Short exercise:
Write out the entire listing below exactly, with the pictures left out.

+ + + + + + +

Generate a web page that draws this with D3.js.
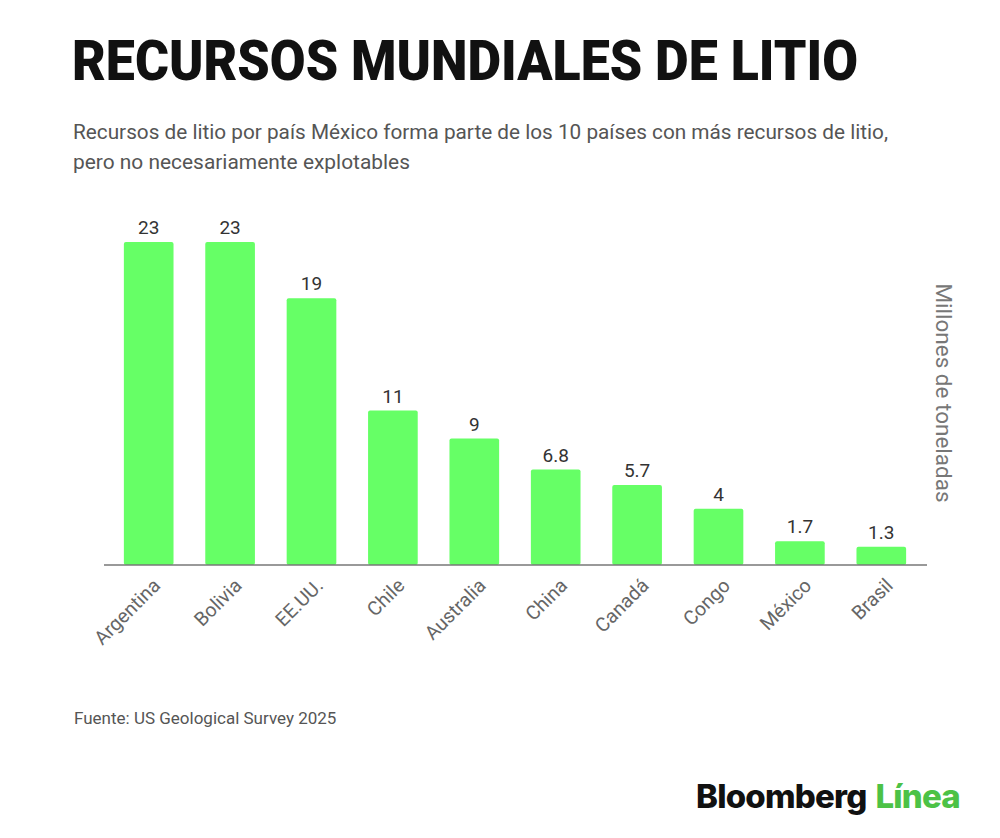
<!DOCTYPE html>
<html lang="es">
<head>
  <meta charset="utf-8">
  <title>Recursos mundiales de litio</title>
  <script src="https://cdn.jsdelivr.net/npm/d3@7/dist/d3.min.js"></script>
  <style>
    html, body { margin: 0; padding: 0; background: #fff; }
    svg { display: block; font-family: Roboto, "Noto Sans", sans-serif; }
  </style>
</head>
<body>
  <svg id="chart" width="1000" height="838"></svg>

  <script>
    // ── data ──
    const countries = ['Argentina', 'Bolivia', 'EE.UU.', 'Chile', 'Australia',
                       'China', 'Canadá', 'Congo', 'México', 'Brasil'];
    const resources = [23, 23, 19, 11, 9, 6.8, 5.7, 4, 1.7, 1.3];
    const valueLabels = ['23', '23', '19', '11', '9', '6.8', '5.7', '4', '1.7', '1.3'];

    const svg = d3.select('#chart');

    // ── header ──
    svg.append('text')
      .attr('x', 72).attr('y', 80)
      .attr('font-size', 56).attr('font-weight', 900)
      .attr('fill', '#111')
      .attr('textLength', 786).attr('lengthAdjust', 'spacingAndGlyphs')
      .text('RECURSOS MUNDIALES DE LITIO');

    const sub = svg.append('text')
      .attr('font-size', 20.5).attr('fill', '#555');
    sub.append('tspan').attr('x', 73).attr('y', 139)
      .attr('textLength', 815).attr('lengthAdjust', 'spacingAndGlyphs')
      .text('Recursos de litio por país México forma parte de los 10 países con más recursos de litio,');
    sub.append('tspan').attr('x', 73).attr('y', 169)
      .attr('textLength', 337).attr('lengthAdjust', 'spacingAndGlyphs')
      .text('pero no necesariamente explotables');

    // ── scales ──
    const x = d3.scaleBand()
      .domain(countries)
      .range([108, 922])
      .paddingInner(0.39)
      .paddingOuter(0.195);

    const y = d3.scaleLinear()
      .domain([0, 23])
      .range([565, 242]);

    // ── bars ──
    svg.append('g')
      .selectAll('rect')
      .data(countries)
      .join('rect')
        .attr('x', d => x(d))
        .attr('y', (d, i) => y(resources[i]))
        .attr('width', x.bandwidth())
        .attr('height', (d, i) => y(0) - y(resources[i]))
        .attr('rx', 2)
        .attr('fill', '#66ff66');

    // value labels
    svg.append('g')
      .selectAll('text')
      .data(countries)
      .join('text')
        .attr('x', d => x(d) + x.bandwidth() / 2)
        .attr('y', (d, i) => y(resources[i]) - 8)
        .attr('text-anchor', 'middle')
        .attr('font-size', 19).attr('fill', '#333')
        .text((d, i) => valueLabels[i]);

    // baseline
    svg.append('line')
      .attr('x1', 104).attr('x2', 927)
      .attr('y1', y(0)).attr('y2', y(0))
      .attr('stroke', '#777').attr('stroke-width', 1.5);

    // x axis labels, rotated
    const xAxis = svg.append('g')
      .attr('transform', `translate(0,${y(0)})`)
      .call(d3.axisBottom(x).tickSize(0).tickPadding(0));
    xAxis.select('.domain').remove();
    xAxis.selectAll('text')
      .attr('font-family', 'Roboto, "Noto Sans", sans-serif')
      .attr('font-size', 19.5).attr('fill', '#666')
      .attr('text-anchor', 'end')
      .attr('transform', 'translate(3,12) rotate(-45)')
      .attr('y', 0).attr('dy', '0.71em');

    // y axis title
    svg.append('text')
      .attr('transform', 'translate(936,393) rotate(90)')
      .attr('text-anchor', 'middle')
      .attr('font-size', 22.5).attr('fill', '#777')
      .text('Millones de toneladas');

    // ── footer ──
    svg.append('text')
      .attr('x', 74).attr('y', 724)
      .attr('font-size', 17).attr('fill', '#555')
      .text('Fuente: US Geological Survey 2025');

    const logo = svg.append('text')
      .attr('x', 696).attr('y', 808)
      .attr('font-family', 'Inter, Roboto, sans-serif')
      .attr('font-size', 33).attr('font-weight', 800)
      .attr('letter-spacing', -0.8);
    logo.append('tspan').attr('fill', '#111').text('Bloomberg');
    logo.append('tspan').attr('fill', '#4cc246').attr('dx', 9).text('Línea');
  </script>
</body>
</html>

+ + + + + + +

Output for this task:
Generate a web page that draws this with D3.js.
<!DOCTYPE html>
<html lang="es">
<head>
  <meta charset="utf-8">
  <title>Recursos mundiales de litio</title>
  <script src="https://cdn.jsdelivr.net/npm/d3@7/dist/d3.min.js"></script>
  <style>
    html, body { margin: 0; padding: 0; background: #fff; }
    svg { display: block; font-family: Roboto, "Noto Sans", sans-serif; }
  </style>
</head>
<body>
  <svg id="chart" width="1000" height="838"></svg>

  <script>
    // ── data ──
    const countries = ['Argentina', 'Bolivia', 'EE.UU.', 'Chile', 'Australia',
                       'China', 'Canadá', 'Congo', 'México', 'Brasil'];
    const resources = [23, 23, 19, 11, 9, 6.8, 5.7, 4, 1.7, 1.3];
    const valueLabels = ['23', '23', '19', '11', '9', '6.8', '5.7', '4', '1.7', '1.3'];

    const svg = d3.select('#chart');

    // ── header ──
    svg.append('text')
      .attr('x', 72).attr('y', 80)
      .attr('font-size', 56).attr('font-weight', 900)
      .attr('fill', '#111')
      .attr('textLength', 786).attr('lengthAdjust', 'spacingAndGlyphs')
      .text('RECURSOS MUNDIALES DE LITIO');

    const sub = svg.append('text')
      .attr('font-size', 20.5).attr('fill', '#555');
    sub.append('tspan').attr('x', 73).attr('y', 139)
      .attr('textLength', 815).attr('lengthAdjust', 'spacingAndGlyphs')
      .text('Recursos de litio por país México forma parte de los 10 países con más recursos de litio,');
    sub.append('tspan').attr('x', 73).attr('y', 169)
      .attr('textLength', 337).attr('lengthAdjust', 'spacingAndGlyphs')
      .text('pero no necesariamente explotables');

    // ── scales ──
    const x = d3.scaleBand()
      .domain(countries)
      .range([108, 922])
      .paddingInner(0.39)
      .paddingOuter(0.195);

    const y = d3.scaleLinear()
      .domain([0, 23])
      .range([565, 242]);

    // ── bars ──
    svg.append('g')
      .selectAll('rect')
      .data(countries)
      .join('rect')
        .attr('x', d => x(d))
        .attr('y', (d, i) => y(resources[i]))
        .attr('width', x.bandwidth())
        .attr('height', (d, i) => y(0) - y(resources[i]))
        .attr('rx', 2)
        .attr('fill', '#66ff66');

    // value labels
    svg.append('g')
      .selectAll('text')
      .data(countries)
      .join('text')
        .attr('x', d => x(d) + x.bandwidth() / 2)
        .attr('y', (d, i) => y(resources[i]) - 8)
        .attr('text-anchor', 'middle')
        .attr('font-size', 19).attr('fill', '#333')
        .text((d, i) => valueLabels[i]);

    // baseline
    svg.append('line')
      .attr('x1', 104).attr('x2', 927)
      .attr('y1', y(0)).attr('y2', y(0))
      .attr('stroke', '#777').attr('stroke-width', 1.5);

    // x axis labels, rotated
    const xAxis = svg.append('g')
      .attr('transform', `translate(0,${y(0)})`)
      .call(d3.axisBottom(x).tickSize(0).tickPadding(0));
    xAxis.select('.domain').remove();
    xAxis.selectAll('text')
      .attr('font-family', 'Roboto, "Noto Sans", sans-serif')
      .attr('font-size', 19.5).attr('fill', '#666')
      .attr('text-anchor', 'end')
      .attr('transform', 'translate(3,12) rotate(-45)')
      .attr('y', 0).attr('dy', '0.71em');

    // y axis title
    svg.append('text')
      .attr('transform', 'translate(936,393) rotate(90)')
      .attr('text-anchor', 'middle')
      .attr('font-size', 22.5).attr('fill', '#777')
      .text('Millones de toneladas');

    // ── footer ──
    svg.append('text')
      .attr('x', 74).attr('y', 724)
      .attr('font-size', 17).attr('fill', '#555')
      .text('Fuente: US Geological Survey 2025');

    const logo = svg.append('text')
      .attr('x', 696).attr('y', 808)
      .attr('font-family', 'Inter, Roboto, sans-serif')
      .attr('font-size', 33).attr('font-weight', 800)
      .attr('letter-spacing', -0.8);
    logo.append('tspan').attr('fill', '#111').text('Bloomberg');
    logo.append('tspan').attr('fill', '#4cc246').attr('dx', 9).text('Línea');
  </script>
</body>
</html>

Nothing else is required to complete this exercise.